Bug 5326 – [GC] GC -- 99% CPU in gc@gcx@Gcx@mark()
Status
RESOLVED
Resolution
INVALID
Severity
normal
Priority
P2
Component
druntime
Product
D
Version
D2
Platform
x86
OS
Windows
Creation time
2010-12-05T15:55:00Z
Last change time
2014-02-14T23:08:35Z
Assigned to
sean
Creator
wfunction
Comments
Comment #0 by wfunction — 2010-12-05T15:55:48Z
I was running a piece of code that allocated a huge block of memory at once, then allocated small chunks after that inside a block, deleting them at the end of the scope. I managed to get the code down to this:
auto temp = new void[0x8080 * 4096];
for (int i = 0; i < 0x8080 * 4; i++)
{ scope auto temp2 = new void[0x10100]; }
What happens is, after the first few ten thousands of collections (for me, it was around after 62,000 collections), the time spent in the mark() method shoots up to around 99% of the application's time, and the program effectively hangs at the allocation.
The numbers above were specific to my system; they're rather arbitrary. All you need to do is:
(1) Run the code, and break into the process before around 1 second. Notice that, when you do this, it's often inside memset() or some other function, and not the GC.
(2) Run the code, and break into the process after several seconds have passed. At this time, it's practically guaranteed that you're in the mark() method -- and in fact, for me, it froze my application.
Comment #1 by nfxjfg — 2010-12-06T02:05:55Z
That's somewhat excpected. The mark() function is the core of the garbage collector, where it basically follows all references in the program's heap.

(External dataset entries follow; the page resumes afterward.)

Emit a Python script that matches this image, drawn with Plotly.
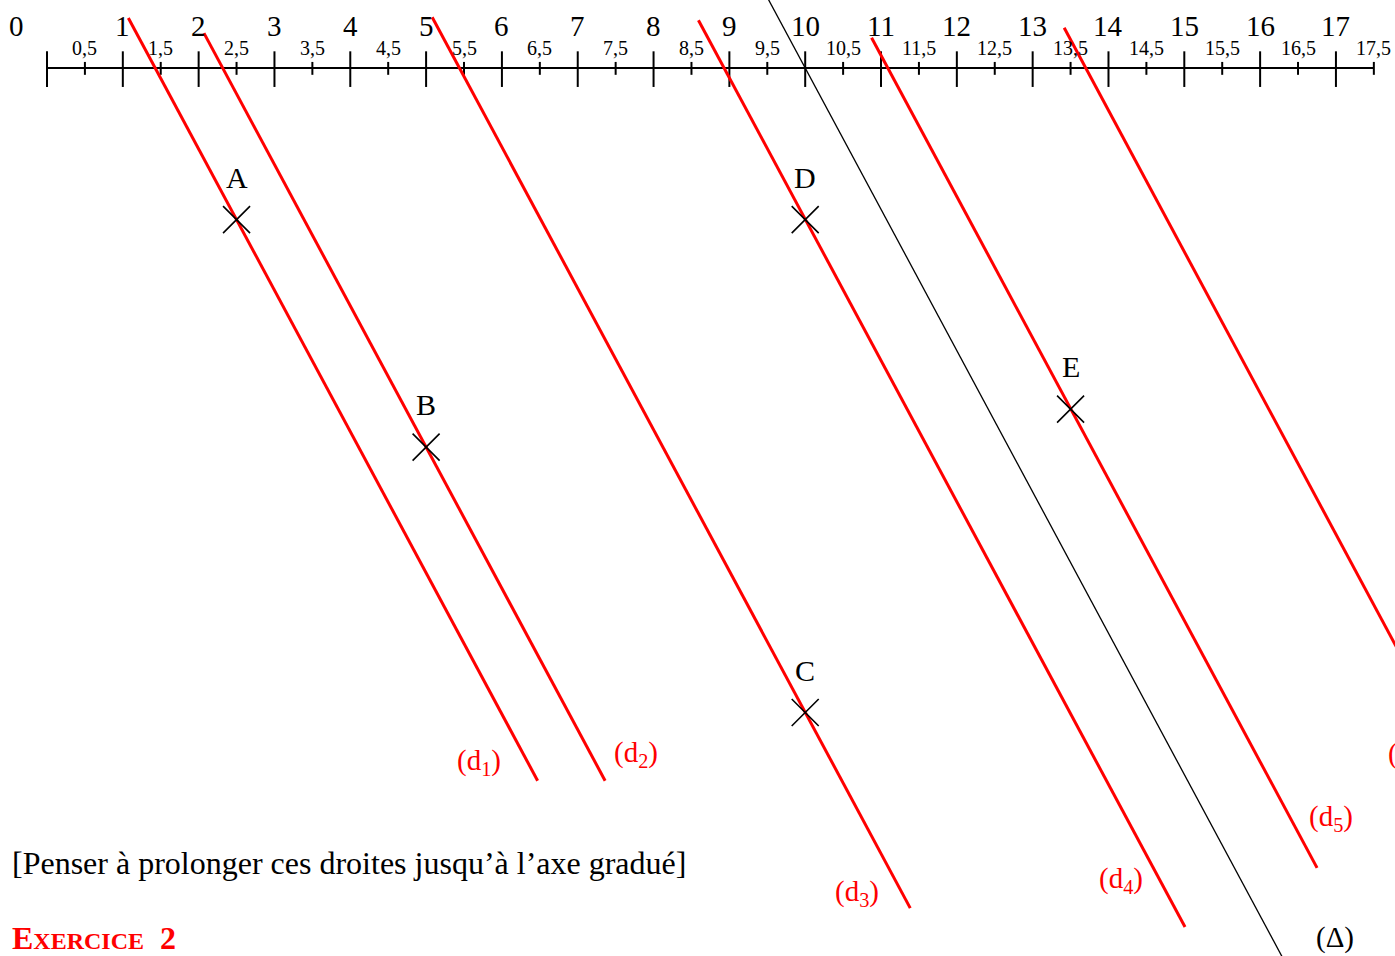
import plotly.graph_objects as go

# ---------------- data (graduation units) ----------------
int_ticks = list(range(0, 18))
int_labels = [str(i) for i in int_ticks]
half_ticks = [i + 0.5 for i in range(0, 18)]
half_labels = [("%g" % h).replace(".", ",") for h in half_ticks]

point_names = ["A", "B", "C", "D", "E"]
point_x = [2.5, 5.0, 10.0, 10.0, 13.5]
point_y = [-2.0, -5.0, -8.5, -2.0, -4.5]

slope_k = 0.5366  # horizontal shift per unit going down (parallel to Delta)

line_names = ["d1", "d2", "d3", "d4", "d5", "d6"]
line_cross = [1.427, 2.317, 5.44, 8.93, 11.09, 13.70]   # crossing on graduated axis
line_top = [0.66, 0.46, 0.67, 0.63, 0.40, 0.53]
line_bottom = [-9.40, -9.40, -11.08, -11.33, -10.55, -12.5]
line_label_x = [5.70, 7.77, 10.68, 14.17, 16.93, 17.66]
line_label_y = [-9.15, -9.05, -10.88, -10.71, -9.89, -9.06]

delta_cross = 10.0
delta_top = 1.2
delta_bottom = -12.5

RED = "#ff0000"
SERIF = "Liberation Serif, Times New Roman, serif"

fig = go.Figure()

# graduated axis
fig.add_trace(go.Scatter(x=[0, 17.5], y=[0, 0], mode="lines",
                         line=dict(color="black", width=2), hoverinfo="skip"))
tx, ty = [], []
for t in int_ticks:
    tx += [t, t, None]
    ty += [0.22, -0.25, None]
for t in half_ticks:
    tx += [t, t, None]
    ty += [0.08, -0.09, None]
fig.add_trace(go.Scatter(x=tx, y=ty, mode="lines",
                         line=dict(color="black", width=2), hoverinfo="skip"))

# Delta
fig.add_trace(go.Scatter(
    x=[delta_cross - slope_k * delta_top, delta_cross - slope_k * delta_bottom],
    y=[delta_top, delta_bottom], mode="lines",
    line=dict(color="black", width=1.3), hoverinfo="skip"))

# red parallels
for c, t, b in zip(line_cross, line_top, line_bottom):
    fig.add_trace(go.Scatter(x=[c - slope_k * t, c - slope_k * b], y=[t, b],
                             mode="lines", line=dict(color=RED, width=3),
                             hoverinfo="skip"))

# points
fig.add_trace(go.Scatter(x=point_x, y=point_y, mode="markers",
                         marker=dict(symbol="x-thin", size=27,
                                     line=dict(color="black", width=1.6)),
                         hoverinfo="skip"))

ann = []
for t, lab in zip(int_ticks, int_labels):
    ann.append(dict(x=(t if t != 0 else -0.4), y=0.56, text=lab, showarrow=False,
                    font=dict(family=SERIF, size=29, color="black"),
                    xanchor="center", yanchor="middle"))
for t, lab in zip(half_ticks, half_labels):
    ann.append(dict(x=t, y=0.27, text=lab, showarrow=False,
                    font=dict(family=SERIF, size=20, color="black"),
                    xanchor="center", yanchor="middle"))
for n, x, y in zip(point_names, point_x, point_y):
    ann.append(dict(x=x, y=y + 0.56, text=n, showarrow=False,
                    font=dict(family=SERIF, size=30, color="black"),
                    xanchor="center", yanchor="middle"))
for i, (n, x, y) in enumerate(zip(line_names, line_label_x, line_label_y)):
    ann.append(dict(x=x, y=y, text="(d<sub>%s</sub>)" % n[1:], showarrow=False,
                    font=dict(family=SERIF, size=29, color=RED),
                    xanchor=("left" if i == 5 else "center"), yanchor="middle"))
ann.append(dict(x=16.99, y=-11.47, text="(Δ)", showarrow=False,
                font=dict(family=SERIF, size=29, color="black"),
                xanchor="center", yanchor="middle"))
ann.append(dict(x=-0.49, y=-10.49,
                text="[Penser à prolonger ces droites jusqu’à l’axe gradué]",
                showarrow=False, font=dict(family=SERIF, size=32, color="black"),
                xanchor="left", yanchor="middle"))
ann.append(dict(x=-0.49, y=-11.47,
                text="<b>E<span style='font-size:24px'>XERCICE</span>  2</b>",
                showarrow=False, font=dict(family=SERIF, size=32, color=RED),
                xanchor="left", yanchor="middle"))

fig.update_layout(
    width=1395, height=956,
    margin=dict(l=0, r=0, t=0, b=0),
    paper_bgcolor="white", plot_bgcolor="white",
    showlegend=False,
    xaxis=dict(range=[-47 / 75.82, (1395 - 47) / 75.82], visible=False, fixedrange=True),
    yaxis=dict(range=[(68 - 956) / 75.82, 68 / 75.82], visible=False, fixedrange=True),
    annotations=ann,
)

fig.write_html("out.html", config={"displayModeBar": False},
               post_script="document.body.style.margin='0px';document.body.style.overflow='hidden';")
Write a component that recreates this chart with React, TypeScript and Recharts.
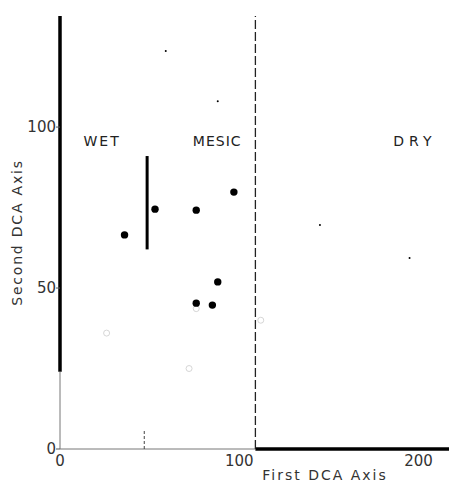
import React from 'react';
import { ScatterChart, Scatter, XAxis, YAxis, ReferenceLine, ReferenceDot } from 'recharts';

const filledX = [36, 53, 76, 97, 88, 76, 85];
const filledY = [66.5, 74.5, 74.2, 79.8, 51.9, 45.3, 44.7];
const smallX = [145, 195, 59, 88];
const smallY = [69.6, 59.3, 123.6, 108];
const openX = [26, 72, 112, 76];
const openY = [36, 25, 40, 43.6];
const xTicks = [0, 100, 200];
const yTicks = [0, 50, 100];
const zoneNames = ['WET', 'MESIC', 'DRY'];
const zoneX = [23.5, 87.7, 198];
const zoneY = [95.7, 95.7, 95.7];

const filled = filledX.map((x, i) => ({ x, y: filledY[i] }));
const small = smallX.map((x, i) => ({ x, y: smallY[i] }));
const open = openX.map((x, i) => ({ x, y: openY[i] }));

const FONT = '"DejaVu Sans", sans-serif';

const dot = (r: number, fill: string, stroke: string) => (p: any) => (
  <circle cx={p.cx} cy={p.cy} r={r} fill={fill} stroke={stroke} strokeWidth={0.8} />
);

export default function App() {
  return (
    <div style={{ position: 'absolute', left: 0, top: 0, background: '#fff' }}>
      <ScatterChart width={449} height={489} margin={{ top: 16, right: 0, bottom: 10, left: 0 }}>
        <XAxis
          type="number"
          dataKey="x"
          domain={[0, 217]}
          ticks={xTicks}
          axisLine={false}
          tickLine={false}
          tickSize={0}
          tickMargin={6}
          height={30}
          tick={{ fontSize: 15, fill: '#333', fontFamily: FONT }}
          allowDataOverflow
        />
        <YAxis
          type="number"
          dataKey="y"
          domain={[0, 134.5]}
          ticks={yTicks}
          axisLine={false}
          tickLine={{ stroke: '#555' }}
          tickSize={4}
          tickMargin={0}
          width={60}
          tick={{ fontSize: 15, fill: '#333', fontFamily: FONT }}
          allowDataOverflow
          label={{
            value: 'Second DCA Axis',
            angle: -90,
            position: 'insideLeft',
            offset: 17,
            style: { fontSize: 14, fill: '#333', fontFamily: FONT, letterSpacing: 1.8, textAnchor: 'middle' },
          }}
        />
        <ReferenceLine segment={[{ x: 0, y: 24 }, { x: 0, y: 134.5 }]} stroke="#000" strokeWidth={3.5} ifOverflow="visible" />
        <ReferenceLine segment={[{ x: 0, y: 0 }, { x: 0, y: 24 }]} stroke="#777" strokeWidth={1} ifOverflow="visible" />
        <ReferenceLine segment={[{ x: 0, y: 0 }, { x: 109, y: 0 }]} stroke="#777" strokeWidth={1} ifOverflow="visible" />
        <ReferenceLine segment={[{ x: 109, y: 0 }, { x: 217, y: 0 }]} stroke="#000" strokeWidth={3.5} ifOverflow="visible" />
        <ReferenceLine x={109} stroke="#222" strokeWidth={1.3} strokeDasharray="9 3" ifOverflow="visible" />
        <ReferenceLine segment={[{ x: 48.6, y: 62 }, { x: 48.6, y: 91 }]} stroke="#000" strokeWidth={3} ifOverflow="visible" />
        <ReferenceLine segment={[{ x: 47, y: 0 }, { x: 47, y: 6 }]} stroke="#444" strokeWidth={1} strokeDasharray="3 2" ifOverflow="visible" />
        {zoneNames.map((n, i) => (
          <ReferenceDot
            key={n}
            x={zoneX[i]}
            y={zoneY[i]}
            r={0}
            stroke="none"
            fill="none"
            label={{
              value: n,
              position: 'center',
              style: { fontSize: 14, fill: '#222', fontFamily: FONT, letterSpacing: i === 2 ? 5 : i === 1 ? 1 : 2 },
            }}
          />
        ))}
        <Scatter data={open} isAnimationActive={false} shape={dot(3, 'none', '#ccc')} />
        <Scatter data={small} isAnimationActive={false} shape={dot(1, '#000', 'none')} />
        <Scatter data={filled} isAnimationActive={false} shape={dot(3.7, '#000', 'none')} />
        <text x={325} y={480} textAnchor="middle" fontSize={14} fill="#333" fontFamily={FONT} letterSpacing={2}>
          First DCA Axis
        </text>
      </ScatterChart>
    </div>
  );
}
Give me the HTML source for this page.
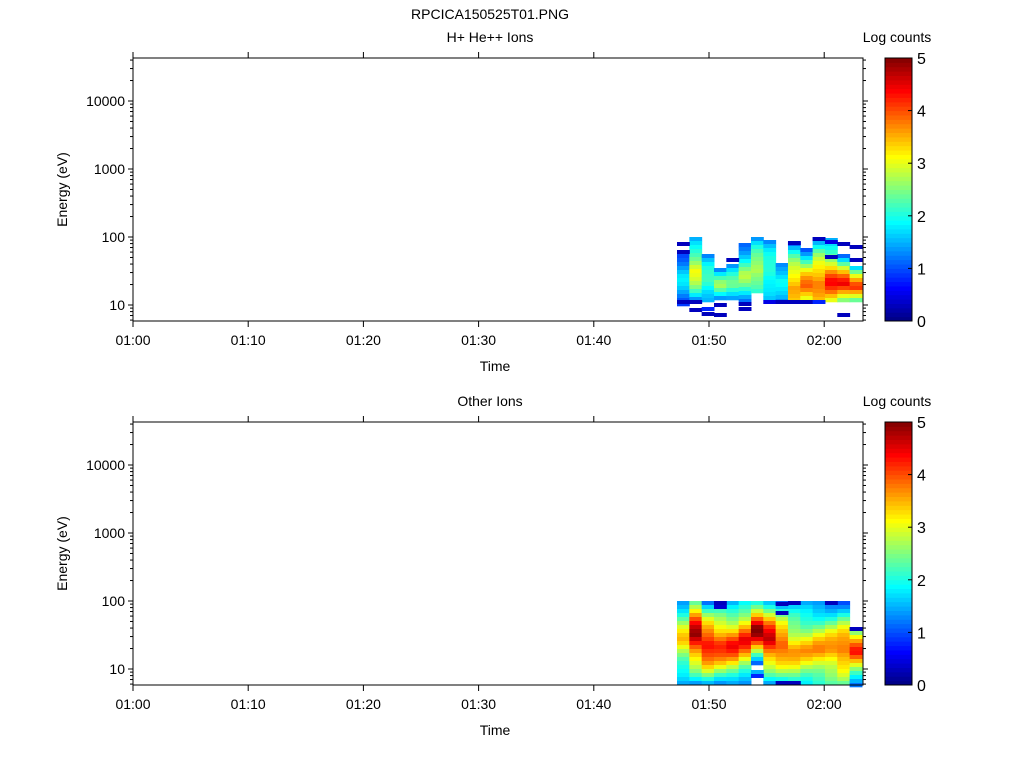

void[] arrays can potentially contain references, so the GC has to mark() these as well. (Why are you using void[]? 10 dollars on you have no real reason.) What makes things worse: each time there's a pointer into a large memory block, the GC has to do a linear scan to find the beginning of the memory block. And you are alocating LARGE blocks (32k pages!), so that might become significant.
I think what's happening is that your heap is exploding due to false pointers. The memory allocations are so large that there's always something that looks like a pointer pointing into it, so it never gets free'd. A larger heap means higher collection times.
So, this is probably not a bug.
Comment #2 by nfxjfg — 2010-12-06T02:15:59Z
PS: scope doesn't work on arrays. Your example code never explicitly free's the memory.
Comment #3 by wfunction — 2010-12-10T21:35:51Z
> PS: scope doesn't work on arrays. Your example code never explicitly free's the
memory.
That explains everything... but then, how do we delete arrays?
> void[] arrays can potentially contain references, so the GC has to mark() these
as well.
I had NO IDEA that was the case!! (see below)
> (Why are you using void[]? 10 dollars on you have no real reason.)
I actually did have a reason, but I was misunderstanding the situation. I used void[]'s in places where I did not want ubyte[]s to be interpreted as numbers, so that they would not be dereferenceable. (To me, a void[] could contain binary *data*, whereas a ubyte[] logically means that it contains numbers -- and while it's OK to reference a number in a list, it's *not* OK to me to just randomly reference an arbitrary block of data, which might contain code inside a buffer.)
Of course, I wasn't understanding their meaning correctly, so I won't do that anymore; thank you very much for the explanation!!
Comment #4 by nfxjfg — 2010-12-10T23:16:27Z
(In reply to comment #3)
> > PS: scope doesn't work on arrays. Your example code never explicitly free's the
> memory.
>
> That explains everything... but then, how do we delete arrays?
You can free heap allocated arrays by "delete somearray;" (deprecated in D2).
I'm not sure what's the proper way of deleting an array is. As you can see in the implementation for "delete <array>;", it's not that trivial:
http://www.dsource.org/projects/druntime/browser/trunk/src/rt/lifetime.d#L937
PS: That code may contain a bug. It may pass a pointer to gc_free() that is not the start of a memory block, but gc_free() could have trouble with that and have undefined effects on the GC heap integrity, but I digress.
When you allocate a class using scope on classes, it is normally allocated on the stack. Doing this with arrays is hard; you need to use alloca() and turn the resulting void* into an array...
Also, the idea with void[] was probably that it could contain *anything* that can exist in memory. Thus the GC has to assume that it may contain pointers.
Comment #5 by wfunction — 2010-12-11T18:53:51Z
Ah, all right, thank you for the information!
Comment #6 by braddr — 2011-02-06T15:39:21Z
Mass migration of bugs marked as x86-64 to just x86. The platform run on isn't what's relevant, it's if the app is a 32 or 64 bit app.
Comment #7 by safety0ff.bugz — 2014-02-14T23:08:35Z
This report has insufficient information. I believe it is a duplicate of #3463.